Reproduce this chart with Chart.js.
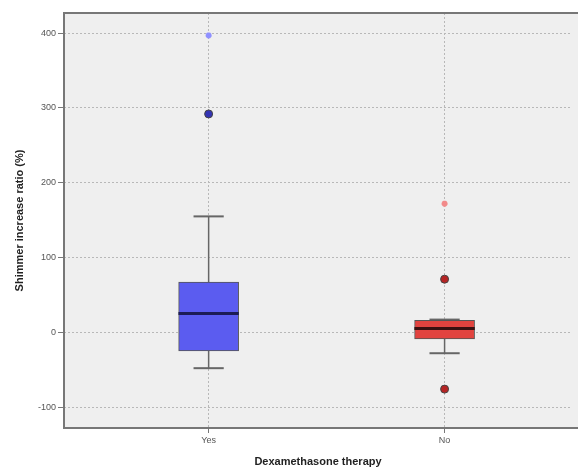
<!DOCTYPE html>
<html lang="en">
<head>
    <meta charset="UTF-8">
    <title>Shimmer increase ratio</title>
    <style>
        body {
            margin: 0;
            background-color: white;
        }
        #wrap {
            width: 578px;
            height: 473px;
        }
    </style>
</head>
<body>
    <div id="wrap">
        <canvas id="grafico"></canvas>
    </div>

    <script src="https://cdn.jsdelivr.net/npm/chart.js@4"></script>
    <script>
        // dados
        const groups = ['Yes', 'No'];
        const q1 = [-25, -9];
        const medians = [25, 5];
        const q3 = [67, 16];
        const whiskerLow = [-48, -28];
        const whiskerHigh = [155, 17];
        const outliers = [[292], [71, -76]];
        const extremes = [[397], [172]];
        const yTicks = [-100, 0, 100, 200, 300, 400];

        const boxColors = ['#5b5cf0', '#e2433f'];
        const medianColors = ['#1c1c55', '#3a1010'];
        const outlierColors = ['#3434b4', '#b52424'];
        const extremeColors = ['#8f90ff', '#f28a8a'];

        const capHalf = 0.064;
        const boxHalf = 0.128;

        const datasets = [];

        // caixas (uma so serie de barras flutuantes)
        datasets.push({
            type: 'bar',
            data: groups.map((g, i) => ({ x: i + 1, y: [q1[i], q3[i]] })),
            backgroundColor: boxColors,
            borderColor: '#555',
            borderWidth: 1,
            borderSkipped: false,
            barThickness: 60,
            grouped: false,
            order: 5
        });

        groups.forEach((g, i) => {
            const x = i + 1;
            // bigode vertical
            datasets.push({
                type: 'line',
                data: [{ x: x, y: whiskerLow[i] }, { x: x, y: whiskerHigh[i] }],
                borderColor: '#666',
                borderWidth: 1.5,
                pointRadius: 0,
                order: 10
            });
            // tampas
            [whiskerLow[i], whiskerHigh[i]].forEach(v => {
                datasets.push({
                    type: 'line',
                    data: [{ x: x - capHalf, y: v }, { x: x + capHalf, y: v }],
                    borderColor: '#666',
                    borderWidth: 2,
                    pointRadius: 0,
                    order: 10
                });
            });
            // mediana
            datasets.push({
                type: 'line',
                data: [{ x: x - boxHalf, y: medians[i] }, { x: x + boxHalf, y: medians[i] }],
                borderColor: medianColors[i],
                borderWidth: 3,
                pointRadius: 0,
                order: 2
            });
            // outliers
            datasets.push({
                type: 'line',
                showLine: false,
                data: outliers[i].map(v => ({ x: x, y: v })),
                pointRadius: 4,
                pointBackgroundColor: outlierColors[i],
                pointBorderColor: '#444',
                pointBorderWidth: 1,
                order: 1
            });
            datasets.push({
                type: 'line',
                showLine: false,
                data: extremes[i].map(v => ({ x: x, y: v })),
                pointStyle: 'star',
                pointRadius: 3,
                pointBorderColor: extremeColors[i],
                pointBorderWidth: 2,
                order: 1
            });
        });

        // fundo cinza e moldura ate a borda direita
        const fundoPlugin = {
            id: 'fundo',
            beforeDraw(chart) {
                const { ctx, chartArea: a } = chart;
                ctx.save();
                ctx.fillStyle = '#efefef';
                ctx.fillRect(a.left, a.top, chart.width - a.left, a.bottom - a.top);
                ctx.restore();
            },
            afterDraw(chart) {
                const { ctx, chartArea: a } = chart;
                ctx.save();
                ctx.strokeStyle = '#777';
                ctx.lineWidth = 2;
                ctx.strokeRect(a.left, a.top, chart.width - a.left + 4, a.bottom - a.top);
                ctx.restore();
            }
        };

        new Chart(document.getElementById('grafico'), {
            type: 'bar',
            data: { datasets: datasets },
            plugins: [fundoPlugin],
            options: {
                responsive: true,
                maintainAspectRatio: false,
                animation: false,
                layout: { padding: { top: 13, right: 0, left: 0, bottom: 0 } },
                plugins: {
                    legend: { display: false },
                    tooltip: { enabled: false }
                },
                scales: {
                    x: {
                        type: 'linear',
                        min: 0.387,
                        max: 2.54,
                        offset: false,
                        afterBuildTicks: s => { s.ticks = [{ value: 1 }, { value: 2 }]; },
                        afterFit: s => { s.height = 45; },
                        ticks: {
                            callback: v => groups[v - 1],
                            font: { family: 'Liberation Sans', size: 9 },
                            color: '#555',
                            padding: 2,
                            maxRotation: 0
                        },
                        grid: {
                            offset: false,
                            color: '#b8b8b8',
                            tickColor: '#777',
                            tickLength: 5
                        },
                        border: { display: false, dash: [2, 2] },
                        title: {
                            display: true,
                            text: 'Dexamethasone therapy',
                            font: { family: 'Liberation Sans', size: 11, weight: 'bold' },
                            color: '#222',
                            padding: { top: 4, bottom: 4 }
                        }
                    },
                    y: {
                        min: -128,
                        max: 427,
                        afterBuildTicks: s => { s.ticks = yTicks.map(v => ({ value: v })); },
                        afterFit: s => { s.width = 64; },
                        ticks: {
                            font: { family: 'Liberation Sans', size: 9 },
                            color: '#555',
                            padding: 2
                        },
                        grid: {
                            color: '#b8b8b8',
                            tickColor: '#777',
                            tickLength: 6
                        },
                        border: { display: false, dash: [2, 2] },
                        title: {
                            display: true,
                            text: 'Shimmer increase ratio (%)',
                            font: { family: 'Liberation Sans', size: 11, weight: 'bold' },
                            color: '#222',
                            padding: { top: 13, bottom: 0 }
                        }
                    }
                }
            }
        });
    </script>
</body>
</html>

※ ※ ※

DO THIS: With the pictures left out, restate word for word every line of the data above, from the first down to the line that contains "const datasets = [];".

FULL OUTPUT:
Reproduce this chart with Chart.js.
<!DOCTYPE html>
<html lang="en">
<head>
    <meta charset="UTF-8">
    <title>Shimmer increase ratio</title>
    <style>
        body {
            margin: 0;
            background-color: white;
        }
        #wrap {
            width: 578px;
            height: 473px;
        }
    </style>
</head>
<body>
    <div id="wrap">
        <canvas id="grafico"></canvas>
    </div>

    <script src="https://cdn.jsdelivr.net/npm/chart.js@4"></script>
    <script>
        // dados
        const groups = ['Yes', 'No'];
        const q1 = [-25, -9];
        const medians = [25, 5];
        const q3 = [67, 16];
        const whiskerLow = [-48, -28];
        const whiskerHigh = [155, 17];
        const outliers = [[292], [71, -76]];
        const extremes = [[397], [172]];
        const yTicks = [-100, 0, 100, 200, 300, 400];

        const boxColors = ['#5b5cf0', '#e2433f'];
        const medianColors = ['#1c1c55', '#3a1010'];
        const outlierColors = ['#3434b4', '#b52424'];
        const extremeColors = ['#8f90ff', '#f28a8a'];

        const capHalf = 0.064;
        const boxHalf = 0.128;

        const datasets = [];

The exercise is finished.